Mr Sunak was on track to seemingly becoming the most popular chancellor since Gordon Brown

Looking at the new prime minister’s recent strategic moves, doubts over his political skills can be justified. His appointment of Suella Braverman as home secretary, despite resigning from that position six days prior due to multiple breaches of the ministerial code because of security concerns, has been marked as proof of a cynical deal in return for Braverman endorsing the now-prime minister to ensure he would not be challenged from the right of the party by either Boris Johnson or Penny Mordaunt. While this could be seen as a smartly cynical move, it has unnecessarily created a political firestorm for Mr Sunak. His government must justify why someone who proved to be a risk to national security deserves to return to that same privileged position.

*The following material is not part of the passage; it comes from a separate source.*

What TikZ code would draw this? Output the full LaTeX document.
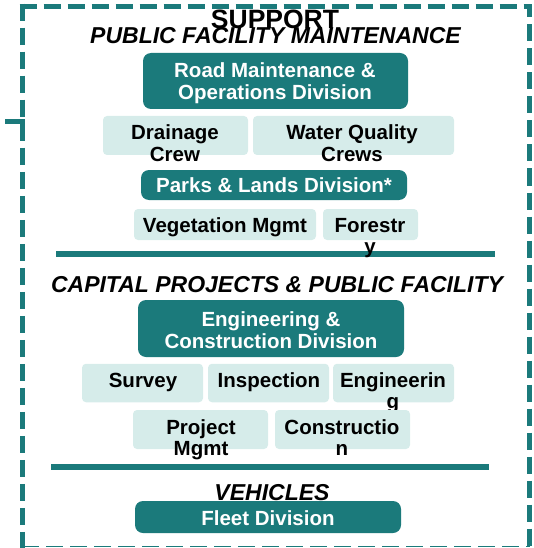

This political backfire comes as the government must find enough spending cuts to fill an eleven-figure fiscal black hole for the giddily anticipated medium-term fiscal plan. With fears of ten-to-fifteen per cent spending cuts overall government departments, including the NHS, would be politically untenable for Conservative MPs. It could very well be that Mr Sunak is unable to command the confidence of this unruly rabble.

So could any grad student become prime minister at this rate? The answer is probably more likely to be yes than no. But, not because a twenty-something-year-old would be qualified in the slightest to act as head of government. The case is simply that they would have as much chance of stamping their authority on this Conservative party as even the current prime minister.